Case Study

Screen Shot 2020-10-14 at 3.01.27 PM.png
 

Hyundai i30 European Car Of the Year Campaign

 

The Challenge

My Hyundai Motor Global PR team and I were given a challenge by top management: Get our new i30 hatchback on the European Car of the Year (COTY) shortlist. These are finalists that would vie for the coveted award.

Problem #1

The first hurdle: Hyundai had never put a car on the European COTY shortlist, partly because we hadn’t made one good enough to make the list but also because of the European bias against Asian automakers.

Problem #2

The second hurdle: The best way to win a COTY, aside from making a great car, is to make sure all the automotive journalists who vote for the award drive your car and get to spend a lot of time in it. They already had. Hyundai Motor Europe had done a stellar job at putting journalists in the i30.

So then, what more could we, at Hyundai headquarters in Seoul, do to persuade COTY voters?

The Beginning of An Idea

The first step was easy: Bring them to Seoul. Let them see our headquarters and our impressive R&D facility and talk to our executives and product planners. But that wouldn't be enough. We had to find a way to make them connect with the new i30.

A short backstory: In Europe, the VW Golf rules as the undisputed monarch of vehicles. It wins European COTY awards on a regular basis. To create our new i30, we had audaciously benchmarked the great Golf. Our aim was to elevate our pervious i30 — a perfectly acceptable if ho-hum value-for-money car — to Golf level.

We thought we had done it. But how to prove that to the COTY voters? How could we own our story?

We thought about exploding the car into its various parts at our R&D center and giving the journalists an inside-out view of all of the new i30’s innovations. But that proved logistically tough — no one wanted to take apart a car! — and it was missing something: The extraordinary effort that our engineers and product planners had put into the new i30. They had taken the Golf benchmark to heart.

The Idea Forms

So our PR team chose three of the new i3o’s most eye-popping features and interviewed the engineers and product planners who worked on them. We call this story mining — every company or organization has terrific stories within in. You just have to dig to find them.

We helped the engineers and product planners craft short, emotional narratives about the time and blood they’d put into their job. Remember — these were not native-English speakers, so the effort they made to craft and learn a story in English was incredibly brave.

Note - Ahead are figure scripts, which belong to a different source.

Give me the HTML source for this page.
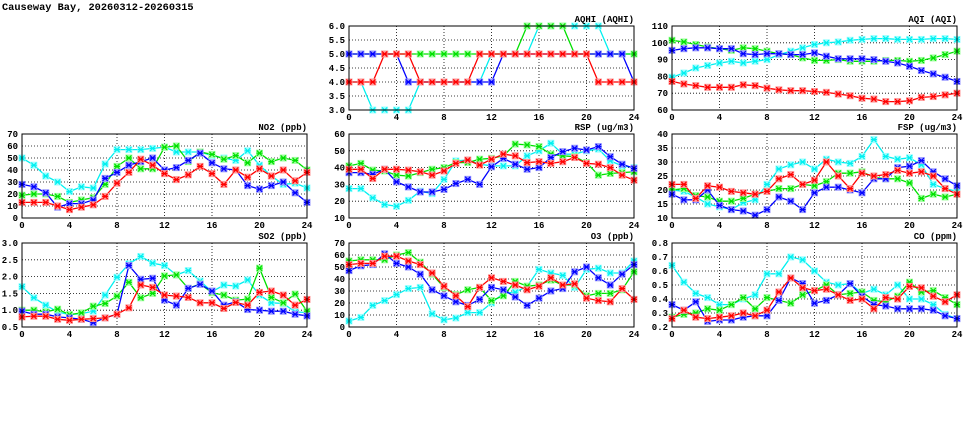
<!DOCTYPE html>
<html><head><meta charset="utf-8">
<style>
html,body{margin:0;padding:0;background:#fff;}
svg{display:block;}
text{font-family:"Liberation Mono",monospace;font-weight:bold;font-size:9px;fill:#000;}
.ttl{font-family:"Liberation Mono",monospace;font-size:10.3px;}
</style></head>
<body>
<svg id="chart" width="975" height="447" viewBox="0 0 975 447" xmlns="http://www.w3.org/2000/svg">
<text class="ttl" x="2" y="10">Causeway Bay, 20260312-20260315</text>
</svg>
<script>
const hours = [0,1,2,3,4,5,6,7,8,9,10,11,12,13,14,15,16,17,18,19,20,21,22,23,24];
const xTicks = [0,4,8,12,16,20,24];

const aqhiCyan  = [4,4,3,3,3,3,4,4,4,4,4,4,5,5,5,5,6,6,6,6,6,6,5,5,5];
const aqhiGreen = [5,5,5,5,5,5,5,5,5,5,5,5,5,5,5,6,6,6,6,5,5,5,5,5,5];
const aqhiBlue  = [5,5,5,5,5,4,4,4,4,4,4,4,4,5,5,5,5,5,5,5,5,5,5,5,4];
const aqhiRed   = [4,4,4,5,5,5,4,4,4,4,4,5,5,5,5,5,5,5,5,5,5,4,4,4,4];
const aqhiTicks = [3.0,3.5,4.0,4.5,5.0,5.5,6.0];

const aqiCyan  = [79.5,82,85,86.5,88,89,88,89,90,93,95,97,99,100,100.5,101.5,102,102.5,102.5,102,102,102,102.5,102.5,102];
const aqiGreen = [101.5,100.5,99,97.5,96.5,95.5,97,96.5,95,93.5,93,91,89.5,89.5,90,89,89,89,89.5,89.5,89,89.5,91,93,95];
const aqiBlue  = [95.5,96.5,97,97,96.5,96.5,93.5,93,93.5,93.5,93,93,94,92,90.5,90.5,90.5,90,89,88,86,83.5,81.5,79.5,77];
const aqiRed   = [77,75.5,74.5,73.5,73.5,73.5,75,74.5,73,72,71.5,71.5,71,70.5,69.5,68.5,67,66.5,65,65,65.5,67.5,68,69,70];
const aqiTicks = [60,70,80,90,100,110];

const no2Cyan  = [50,44,35,30,22,26,25,45,57,57,57,58,59,55,55,55,52,50,48,56,44,35,28,29,25];
const no2Green = [19,20,20,18,13,15,17,28,43,50,41,41,59,60,47,55,53,49,52,46,54,47,50,48,40];
const no2Blue  = [28,26,21,9,12,12,15,33,38,44,47,50,40,42,48,54,46,41,40,27,24,27,30,21,13];
const no2Red   = [13,13,13,10,7,9,11,18,29,38,49,44,37,32,36,43,37,28,40,34,41,35,40,31,38];
const no2Ticks = [0,10,20,30,40,50,60,70];

const rspCyan  = [27.5,27.5,22,18,17,20.5,26,24.5,33,44,44.5,42,41,41,41,47,50,54.5,48,48,50,51,44,41,40];
const rspGreen = [41,42.5,38.5,38,35.5,35,37,39,40,43,43,45,45.5,47,54,53.5,52.5,48,47,46.5,43,35.5,36.5,37,37.5];
const rspBlue  = [37,37,36,39,31.5,28.5,25.5,25.5,27,30.5,33,30,40.5,45.5,42,39,40,46,49.5,51.5,50.5,52.5,46.5,42,39.5];
const rspRed   = [39,39,33.5,39,39,38.5,37.5,35.5,38,42.5,44.5,41.5,45,48,47,43,43.5,42.5,43.5,46,42.5,42,40,35.5,32.5];
const rspTicks = [10,20,30,40,50,60];

const fspCyan  = [20,19.5,17.5,15,14,13,15.5,16.5,22,27.5,29,30,27.5,31,30,29.5,32,38,32,31,31.5,29,22,20.5,19.5];
const fspGreen = [20,20.5,18,17.5,16,16,17,18.5,19.5,20.5,20.5,22,21.5,23,26,26,26.5,24.5,24,24,22.5,17,18.5,17.5,18.5];
const fspBlue  = [18.5,16.5,16.5,20,14.5,13,12.5,11,13,17.5,16,13,19,21,21,20,19,24,24,28,28.5,30.5,26.5,24,21.5];
const fspRed   = [22,22,17,21.5,21,19.5,19,18.5,19.5,24,25.5,22,23.5,30,25,20.5,26,25,25.5,27,26,26.5,25,20.5,18.5];
const fspTicks = [10,15,20,25,30,35,40];

const so2Cyan  = [1.7,1.37,1.15,0.95,0.87,0.9,0.97,1.45,1.98,2.38,2.6,2.4,2.33,2.05,2.18,1.87,1.55,1.75,1.72,1.9,1.45,1.22,1.2,0.95,0.93];
const so2Green = [1.0,1.0,0.95,1.03,0.87,0.92,1.12,1.2,1.42,1.83,1.37,1.5,2.02,2.05,1.65,1.78,1.52,1.45,1.3,1.33,2.25,1.38,1.22,1.48,0.97];
const so2Blue  = [0.97,0.88,0.88,0.8,0.77,0.73,0.63,0.77,0.88,2.33,1.92,1.95,1.3,1.15,1.65,1.77,1.57,1.15,1.25,1.02,1.0,0.97,0.97,0.88,0.83];
const so2Red   = [0.8,0.82,0.82,0.73,0.7,0.73,0.75,0.77,0.88,1.07,1.75,1.68,1.45,1.42,1.38,1.22,1.22,1.05,1.23,1.15,1.53,1.57,1.45,1.15,1.32];
const so2Ticks = [0.5,1.0,1.5,2.0,2.5,3.0];

const o3Cyan  = [5,8,18,22,27,32,33,11,6,7.5,12,12,20,28,29,34,48,45,43,33,48,49,45,45,55];
const o3Green = [55,56,56,56,60,62,54,44,33,27,31,33,22,26,38,34,35,39,35,35,26,28,28,31,46];
const o3Blue  = [47,51,52,61,53,50,44,31,26,21,18,23,33,31,25,18,24,30,32,46,50,41,35,44,52];
const o3Red   = [52,53,53,59,59,55,52,45,34,26,17,33,41,38,35,31,34,41,35,36,24,22,21,32,23];
const o3Ticks = [0,10,20,30,40,50,60,70];

const coCyan  = [0.64,0.52,0.44,0.41,0.36,0.36,0.40,0.43,0.58,0.58,0.70,0.68,0.60,0.52,0.50,0.51,0.44,0.47,0.43,0.50,0.40,0.40,0.36,0.29,0.26];
const coGreen = [0.27,0.29,0.30,0.33,0.32,0.36,0.41,0.33,0.41,0.39,0.37,0.43,0.46,0.50,0.43,0.44,0.45,0.39,0.38,0.42,0.52,0.45,0.46,0.41,0.36];
const coBlue  = [0.36,0.32,0.38,0.24,0.25,0.25,0.27,0.28,0.28,0.39,0.55,0.51,0.37,0.39,0.43,0.51,0.42,0.36,0.35,0.33,0.33,0.33,0.32,0.28,0.26];
const coRed   = [0.26,0.32,0.27,0.26,0.27,0.28,0.30,0.28,0.32,0.45,0.55,0.48,0.46,0.47,0.43,0.39,0.40,0.33,0.41,0.40,0.49,0.48,0.42,0.38,0.43];
const coTicks = [0.2,0.3,0.4,0.5,0.6,0.7,0.8];

const NS = "http://www.w3.org/2000/svg";
const svg = document.getElementById('chart');
const COLORS = {cyan:'#00f0f0', green:'#00e000', blue:'#0000ff', red:'#ff0000'};
const HALO = {cyan:'#a0ffff', green:'#a0ffa0', blue:'#9a9aff', red:'#ff9a9a'};

function mk(tag, attrs, parent){
  const e = document.createElementNS(NS, tag);
  for (const k in attrs) e.setAttribute(k, attrs[k]);
  (parent||svg).appendChild(e);
  return e;
}

function panel(key, title, L, T, W, H, yTicks, dec, series){
  const g = mk('g', {});
  
  
  const ymin = yTicks[0], ymax = yTicks[yTicks.length-1];
  const xs = v => L + (v - 0) / 24 * W;
  const ys = v => T + H - (v - ymin) / (ymax - ymin) * H;
  yTicks.forEach((t, i) => {
    const y = ys(t);
    if (i > 0 && i < yTicks.length - 1) {
      const gl = mk('line', {x1:L, x2:L+W, y1:y, y2:y, stroke:'#000', 'stroke-width':0.8, 'stroke-dasharray':'1,2'}, g);
      
      
    }
    const lb = mk('text', {x:L-4, y:y+3, 'text-anchor':'end'}, g);
    lb.textContent = t.toFixed(dec);
    
    
  });
  xTicks.forEach((t, i) => {
    const x = xs(t);
    if (i > 0 && i < xTicks.length - 1) {
      const gl = mk('line', {x1:x, x2:x, y1:T, y2:T+H, stroke:'#000', 'stroke-width':0.8, 'stroke-dasharray':'1,2'}, g);
      
      
    }
    const lb = mk('text', {x:x, y:T+H+10, 'text-anchor':'middle'}, g);
    lb.textContent = String(t);
    
    
  });
  series.forEach(s => {
    const sg = mk('g', {}, g);
    
    
    const pts = s.v.map((v, i) => xs(hours[i]).toFixed(1) + ',' + ys(v).toFixed(1)).join(' ');
    const pl = mk('polyline', {points:pts, fill:'none', stroke:COLORS[s.c], 'stroke-width':1.3}, sg);
    
    
    s.v.forEach((v, i) => {
      const x = xs(hours[i]), y = ys(v);
      const m = mk('g', {}, sg);
      
      
      mk('rect', {x:x-3.5, y:y-3.5, width:7, height:7, fill:HALO[s.c]}, m);
      const d = 2.6;
      mk('path', {d:`M${x-d},${y-d}L${x+d},${y+d}M${x-d},${y+d}L${x+d},${y-d}M${x-3},${y}L${x+3},${y}`, stroke:COLORS[s.c], 'stroke-width':1.2}, m);
    });
  });
  const fr = mk('rect', {x:L, y:T, width:W, height:H, fill:'none', stroke:'#000', 'stroke-width':1}, g);
  
  
  const tt = mk('text', {x:L+W, y:T-4, 'text-anchor':'end'}, g);
  tt.textContent = title;
  
  
}

const W = 285, H = 84;
const C1 = 22, C2 = 349, C3 = 672;
const R1 = 26, R2 = 134, R3 = 243;
const S = (a,b,c,d) => [{c:'cyan',v:a},{c:'green',v:b},{c:'blue',v:c},{c:'red',v:d}];

panel('aqhi','AQHI (AQHI)',C2,R1,W,H,aqhiTicks,1,S(aqhiCyan,aqhiGreen,aqhiBlue,aqhiRed));
panel('aqi','AQI (AQI)',C3,R1,W,H,aqiTicks,0,S(aqiCyan,aqiGreen,aqiBlue,aqiRed));
panel('no2','NO2 (ppb)',C1,R2,W,H,no2Ticks,0,S(no2Cyan,no2Green,no2Blue,no2Red));
panel('rsp','RSP (ug/m3)',C2,R2,W,H,rspTicks,0,S(rspCyan,rspGreen,rspBlue,rspRed));
panel('fsp','FSP (ug/m3)',C3,R2,W,H,fspTicks,0,S(fspCyan,fspGreen,fspBlue,fspRed));
panel('so2','SO2 (ppb)',C1,R3,W,H,so2Ticks,1,S(so2Cyan,so2Green,so2Blue,so2Red));
panel('o3','O3 (ppb)',C2,R3,W,H,o3Ticks,0,S(o3Cyan,o3Green,o3Blue,o3Red));
panel('co','CO (ppm)',C3,R3,W,H,coTicks,1,S(coCyan,coGreen,coBlue,coRed));
</script>
</body></html>
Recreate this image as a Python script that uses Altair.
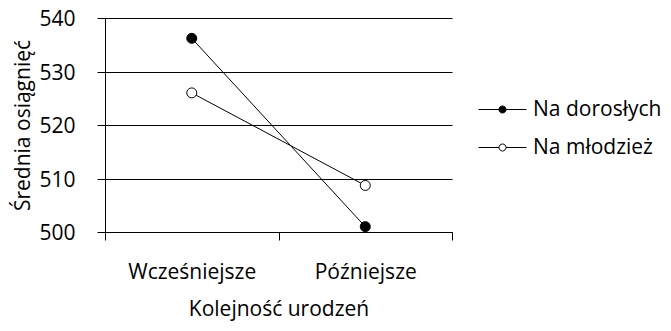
import altair as alt
import pandas as pd

categories = ["Wcześniejsze", "Późniejsze"]
series = ["Na dorosłych", "Na młodzież"]
adult = [536.2, 501.0]
youth = [526.0, 508.7]
y_ticks = [500, 510, 520, 530, 540]

rows = []
for name, vals in zip(series, [adult, youth]):
    for i, (c, v) in enumerate(zip(categories, vals)):
        rows.append({"series": name, "cat": c, "xpos": i + 0.5, "value": v})
df = pd.DataFrame(rows)

FONT = "Open Sans"
FS = 21
label_expr = "".join(f"datum.value == {i + 0.5} ? '{c}' : " for i, c in enumerate(categories)) + "''"
x_vals = sorted(set([float(i) for i in range(len(categories) + 1)] + [i + 0.5 for i in range(len(categories))]))

x_enc = alt.X(
    "xpos:Q",
    scale=alt.Scale(domain=[0, len(categories)], nice=False, zero=False),
    axis=alt.Axis(
        values=x_vals,
        labelExpr=label_expr,
        tickOpacity={"condition": {"test": "datum.value % 1 != 0", "value": 0}, "value": 1},
        tickSize=8,
        tickColor="black",
        domainColor="black",
        grid=False,
        labelPadding=21,
        labelFont=FONT,
        labelFontSize=FS,
        labelColor="black",
        title="Kolejność urodzeń",
        titleFont=FONT,
        titleFontSize=FS,
        titleFontWeight="normal",
        titleColor="black",
        titlePadding=16,
    ),
)
y_enc = alt.Y(
    "value:Q",
    scale=alt.Scale(domain=[y_ticks[0], y_ticks[-1]], nice=False, zero=False),
    axis=alt.Axis(
        values=y_ticks,
        grid=True,
        gridColor="black",
        gridOpacity=1,
        tickSize=8,
        tickColor="black",
        domainColor="black",
        labelPadding=22,
        labelOffset=1.5,
        labelFont=FONT,
        labelFontSize=FS,
        labelColor="black",
        title="Średnia osiągnięć",
        titleFont=FONT,
        titleFontSize=FS,
        titleFontWeight="normal",
        titleColor="black",
        titlePadding=5,
    ),
)

r = 0.175
sym = f"M-1.2,0L-{r},0M{r},0L1.2,0M-{r},0A{r},{r} 0 1 1 {r},0A{r},{r} 0 1 1 -{r},0Z"

lines = alt.Chart(df).mark_line(color="black", strokeWidth=1).encode(
    x=x_enc, y=y_enc, detail="series:N"
)
points = alt.Chart(df).mark_point(filled=True, size=100, stroke="black", strokeWidth=1, opacity=1).encode(
    x=x_enc,
    y=y_enc,
    fill=alt.Fill(
        "series:N",
        scale=alt.Scale(domain=series, range=["black", "white"]),
        legend=alt.Legend(
            title=None,
            orient="none",
            legendX=377,
            legendY=71,
            symbolType=sym,
            symbolSize=1600,
            symbolStrokeColor="black",
            symbolStrokeWidth=1,
            symbolOpacity=1,
            labelFont=FONT,
            labelFontSize=FS,
            labelColor="black",
            labelOffset=10,
            rowPadding=7,
        ),
    ),
)

chart = (
    alt.layer(lines, points)
    .properties(width=347, height=214, autosize=alt.AutoSizeParams(type="none"),
                padding={"left": 97, "top": 10, "right": 211, "bottom": 91})
    .configure_view(stroke=None)
)
chart.save("out.html", embed_options={"renderer": "svg", "actions": False})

After our last press briefing with the visiting journalists, we ushered them out of a conference room into a side room.

The Groove

“Welcome to the i30 Lounge!” we said, opening the door to a darkened space where house music spun quietly. In the low club light, journalists saw a bar with alcohol-free blue cocktails (Hyundai’s brand color) and a video screen showing the new i30 in action.

Then we switched on the studio lights: Two i30s sat nose-to-nose, the new one and the previous generation. The contrast was shocking — it looked like an F-15 next to a biplane. The design and styling upgrade to the new model were obvious, but our job was to sell the journalists on the story of the new car.

One of the new i30’s most eye-popping features was a backup camera that extended from the rear hatch when the Hyundai H logo flipped up — very James Bond.

Screen Shot 2020-10-14 at 2.44.01 PM.png

It turned out, there was a Hyundai engineer whose job it was to make sure the camera worked, regardless of road conditions.

The engineer, a young Korean woman who had never been asked to address an audience, much less in English, bravely stepped before the grizzled European journalists in the hot glare of the studio lights and told a compelling and sometimes hilarious story about spending several weeks of her life stuffed inside the new i30’s hatch, while the backup camera was tested. She was inside when the car was frozen, when it was heated to desert temperatures, when the hatch was pummeled with a fire hose, when the car backed up over bumpy test track. In the end, it was her job to make sure Hyundai H logo flipped up and the camera extended and retracted flawlessly every time every i30 owner shifted into and out of reverse.

When she finished, the hardened journalists gave her a round of applause. Not just for her performance, I felt, but because they finally began to grasp the hundreds of hours and personal sacrifice that went into making the car as good as we could make it.

The Result

We waited nervously after the COTY-voting journalists returned to Europe. Weeks passed. At last, the shortlist was released: The i30 had made it! It was a first for Hyundai in Europe and an essential step toward getting our brand taken seriously in the world’s most demanding auto market. In the end, the Hyundai Motor Europe PR team had done the heavy lift, but I like to think we helped closed the deal.